**Stored rows**
'''

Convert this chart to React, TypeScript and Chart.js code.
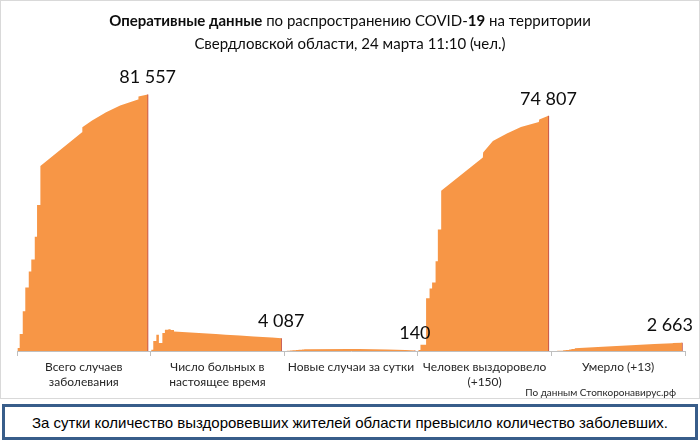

'''
'''

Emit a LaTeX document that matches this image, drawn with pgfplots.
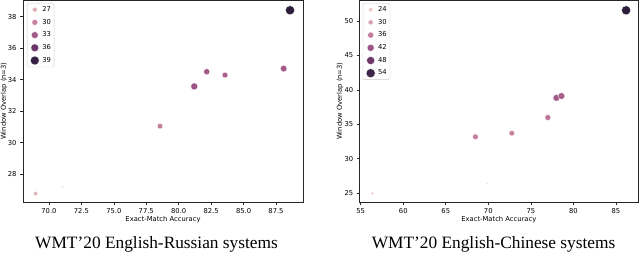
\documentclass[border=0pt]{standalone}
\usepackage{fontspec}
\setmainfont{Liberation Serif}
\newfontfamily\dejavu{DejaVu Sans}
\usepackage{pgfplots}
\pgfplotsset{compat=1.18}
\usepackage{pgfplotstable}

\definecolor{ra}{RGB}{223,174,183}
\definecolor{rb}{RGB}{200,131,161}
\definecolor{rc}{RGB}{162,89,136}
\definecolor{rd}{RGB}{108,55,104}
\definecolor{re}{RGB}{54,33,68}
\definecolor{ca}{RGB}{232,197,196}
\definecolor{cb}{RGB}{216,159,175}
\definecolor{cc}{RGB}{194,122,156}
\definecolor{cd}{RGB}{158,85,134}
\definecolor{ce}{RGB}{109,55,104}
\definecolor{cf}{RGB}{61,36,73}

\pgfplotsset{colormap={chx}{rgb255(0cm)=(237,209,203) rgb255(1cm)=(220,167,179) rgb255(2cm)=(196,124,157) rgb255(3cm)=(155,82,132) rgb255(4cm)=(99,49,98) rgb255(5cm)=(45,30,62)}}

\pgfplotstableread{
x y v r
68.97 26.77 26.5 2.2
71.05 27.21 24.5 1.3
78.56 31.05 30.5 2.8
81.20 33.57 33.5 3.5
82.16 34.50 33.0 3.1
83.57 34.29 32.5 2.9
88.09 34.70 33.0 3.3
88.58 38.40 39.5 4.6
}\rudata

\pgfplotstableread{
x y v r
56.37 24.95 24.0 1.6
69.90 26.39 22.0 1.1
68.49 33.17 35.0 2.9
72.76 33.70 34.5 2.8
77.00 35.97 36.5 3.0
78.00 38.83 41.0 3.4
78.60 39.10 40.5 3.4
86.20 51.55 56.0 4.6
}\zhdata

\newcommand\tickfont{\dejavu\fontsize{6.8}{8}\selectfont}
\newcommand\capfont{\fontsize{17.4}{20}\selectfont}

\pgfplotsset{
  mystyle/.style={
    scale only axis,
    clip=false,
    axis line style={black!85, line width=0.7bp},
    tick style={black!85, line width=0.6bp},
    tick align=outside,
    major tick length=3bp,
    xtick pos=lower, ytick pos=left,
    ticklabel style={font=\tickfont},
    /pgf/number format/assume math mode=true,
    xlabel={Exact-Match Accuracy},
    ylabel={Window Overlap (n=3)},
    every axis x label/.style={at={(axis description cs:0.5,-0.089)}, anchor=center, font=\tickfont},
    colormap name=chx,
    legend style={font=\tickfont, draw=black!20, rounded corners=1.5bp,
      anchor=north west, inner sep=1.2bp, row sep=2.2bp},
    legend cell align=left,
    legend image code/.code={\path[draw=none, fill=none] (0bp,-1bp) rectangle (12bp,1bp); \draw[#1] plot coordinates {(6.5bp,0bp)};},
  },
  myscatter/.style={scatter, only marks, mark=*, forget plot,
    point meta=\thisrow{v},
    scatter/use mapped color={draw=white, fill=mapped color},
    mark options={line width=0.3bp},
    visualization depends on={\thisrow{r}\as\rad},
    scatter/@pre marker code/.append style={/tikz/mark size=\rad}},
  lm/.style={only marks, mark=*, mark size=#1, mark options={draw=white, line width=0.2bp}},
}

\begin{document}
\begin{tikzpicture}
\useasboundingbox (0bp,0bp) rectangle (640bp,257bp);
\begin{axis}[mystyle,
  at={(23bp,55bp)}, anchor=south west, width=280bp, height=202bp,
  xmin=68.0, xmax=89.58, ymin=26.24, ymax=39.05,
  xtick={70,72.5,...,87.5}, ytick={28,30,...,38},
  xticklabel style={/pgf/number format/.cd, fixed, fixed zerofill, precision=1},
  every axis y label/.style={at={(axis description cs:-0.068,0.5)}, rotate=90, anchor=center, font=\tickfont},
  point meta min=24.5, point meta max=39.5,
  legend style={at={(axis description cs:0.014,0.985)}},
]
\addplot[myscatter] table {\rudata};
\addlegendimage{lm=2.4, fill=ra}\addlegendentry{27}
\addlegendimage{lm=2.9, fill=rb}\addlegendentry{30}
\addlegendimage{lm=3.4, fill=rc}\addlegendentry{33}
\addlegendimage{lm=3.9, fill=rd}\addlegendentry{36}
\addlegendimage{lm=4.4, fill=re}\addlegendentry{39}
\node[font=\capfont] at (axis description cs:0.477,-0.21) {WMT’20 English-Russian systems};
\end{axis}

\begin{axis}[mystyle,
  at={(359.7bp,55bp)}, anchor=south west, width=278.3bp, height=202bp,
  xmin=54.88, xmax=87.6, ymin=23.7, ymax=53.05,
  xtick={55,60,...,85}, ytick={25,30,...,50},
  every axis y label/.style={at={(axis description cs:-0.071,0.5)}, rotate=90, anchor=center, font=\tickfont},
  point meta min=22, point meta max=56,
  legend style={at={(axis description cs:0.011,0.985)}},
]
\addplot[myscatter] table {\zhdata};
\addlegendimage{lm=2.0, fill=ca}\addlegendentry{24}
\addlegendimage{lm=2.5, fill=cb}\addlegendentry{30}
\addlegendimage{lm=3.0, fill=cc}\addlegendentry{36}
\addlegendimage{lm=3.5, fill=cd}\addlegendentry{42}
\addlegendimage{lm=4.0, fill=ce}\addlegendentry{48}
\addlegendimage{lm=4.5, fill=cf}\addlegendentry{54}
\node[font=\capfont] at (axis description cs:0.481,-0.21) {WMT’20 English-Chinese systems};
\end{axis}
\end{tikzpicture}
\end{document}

'''
'''

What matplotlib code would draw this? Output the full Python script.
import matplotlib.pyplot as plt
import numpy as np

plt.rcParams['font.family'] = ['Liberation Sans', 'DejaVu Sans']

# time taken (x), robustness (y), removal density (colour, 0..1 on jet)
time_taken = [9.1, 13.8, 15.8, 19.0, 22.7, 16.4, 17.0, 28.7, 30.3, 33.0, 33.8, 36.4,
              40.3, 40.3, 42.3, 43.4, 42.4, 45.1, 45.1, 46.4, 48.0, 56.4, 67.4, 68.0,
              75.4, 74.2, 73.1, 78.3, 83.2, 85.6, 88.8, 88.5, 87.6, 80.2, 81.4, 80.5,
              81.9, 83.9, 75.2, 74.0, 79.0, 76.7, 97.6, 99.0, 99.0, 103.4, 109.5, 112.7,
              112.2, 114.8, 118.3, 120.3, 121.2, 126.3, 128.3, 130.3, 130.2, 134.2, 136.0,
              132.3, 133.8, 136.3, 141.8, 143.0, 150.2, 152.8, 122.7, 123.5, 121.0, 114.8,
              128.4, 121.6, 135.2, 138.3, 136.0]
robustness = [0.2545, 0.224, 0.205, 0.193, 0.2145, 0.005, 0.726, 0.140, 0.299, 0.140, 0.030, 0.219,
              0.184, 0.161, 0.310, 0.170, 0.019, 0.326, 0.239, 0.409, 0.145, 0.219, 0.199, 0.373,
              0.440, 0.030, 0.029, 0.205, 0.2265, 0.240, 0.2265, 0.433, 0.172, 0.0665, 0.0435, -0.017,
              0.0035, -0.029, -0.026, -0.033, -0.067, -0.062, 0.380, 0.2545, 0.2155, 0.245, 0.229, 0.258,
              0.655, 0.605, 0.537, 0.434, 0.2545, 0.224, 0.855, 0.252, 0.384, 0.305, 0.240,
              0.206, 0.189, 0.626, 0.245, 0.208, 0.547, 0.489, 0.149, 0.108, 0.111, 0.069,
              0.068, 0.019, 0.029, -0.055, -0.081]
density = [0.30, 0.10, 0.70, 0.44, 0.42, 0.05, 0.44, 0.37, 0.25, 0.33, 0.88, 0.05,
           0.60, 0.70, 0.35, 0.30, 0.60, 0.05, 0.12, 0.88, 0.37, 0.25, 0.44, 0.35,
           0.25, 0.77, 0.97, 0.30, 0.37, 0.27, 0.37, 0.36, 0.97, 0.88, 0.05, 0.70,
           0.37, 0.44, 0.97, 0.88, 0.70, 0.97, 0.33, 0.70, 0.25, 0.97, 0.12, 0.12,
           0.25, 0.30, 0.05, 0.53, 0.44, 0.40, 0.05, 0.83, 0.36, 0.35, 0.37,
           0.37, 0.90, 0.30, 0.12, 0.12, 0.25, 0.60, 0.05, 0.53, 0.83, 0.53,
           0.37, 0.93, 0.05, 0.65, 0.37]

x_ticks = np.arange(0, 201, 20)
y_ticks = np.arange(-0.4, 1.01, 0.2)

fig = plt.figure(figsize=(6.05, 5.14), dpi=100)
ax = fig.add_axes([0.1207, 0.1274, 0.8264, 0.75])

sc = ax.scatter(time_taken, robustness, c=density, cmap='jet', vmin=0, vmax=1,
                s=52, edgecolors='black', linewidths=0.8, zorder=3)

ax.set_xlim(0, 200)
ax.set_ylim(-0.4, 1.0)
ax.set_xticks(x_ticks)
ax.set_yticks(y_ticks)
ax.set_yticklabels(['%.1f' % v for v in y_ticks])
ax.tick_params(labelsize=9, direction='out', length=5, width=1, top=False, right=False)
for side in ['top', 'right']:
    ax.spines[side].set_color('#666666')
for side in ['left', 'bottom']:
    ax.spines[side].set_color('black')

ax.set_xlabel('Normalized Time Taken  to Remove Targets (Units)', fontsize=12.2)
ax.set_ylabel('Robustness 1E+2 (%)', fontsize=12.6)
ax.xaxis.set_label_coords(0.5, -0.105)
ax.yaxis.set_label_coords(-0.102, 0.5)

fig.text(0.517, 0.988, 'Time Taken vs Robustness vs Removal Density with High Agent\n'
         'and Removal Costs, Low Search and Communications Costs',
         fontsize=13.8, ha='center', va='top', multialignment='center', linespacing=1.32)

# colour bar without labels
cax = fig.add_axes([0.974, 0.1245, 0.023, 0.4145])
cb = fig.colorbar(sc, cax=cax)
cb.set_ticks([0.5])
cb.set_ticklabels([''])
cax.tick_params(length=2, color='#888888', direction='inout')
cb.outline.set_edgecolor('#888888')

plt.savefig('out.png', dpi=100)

'''

**What the exercise asks**
Return nothing except the number of lines that include the string "code".

**Correct result**
4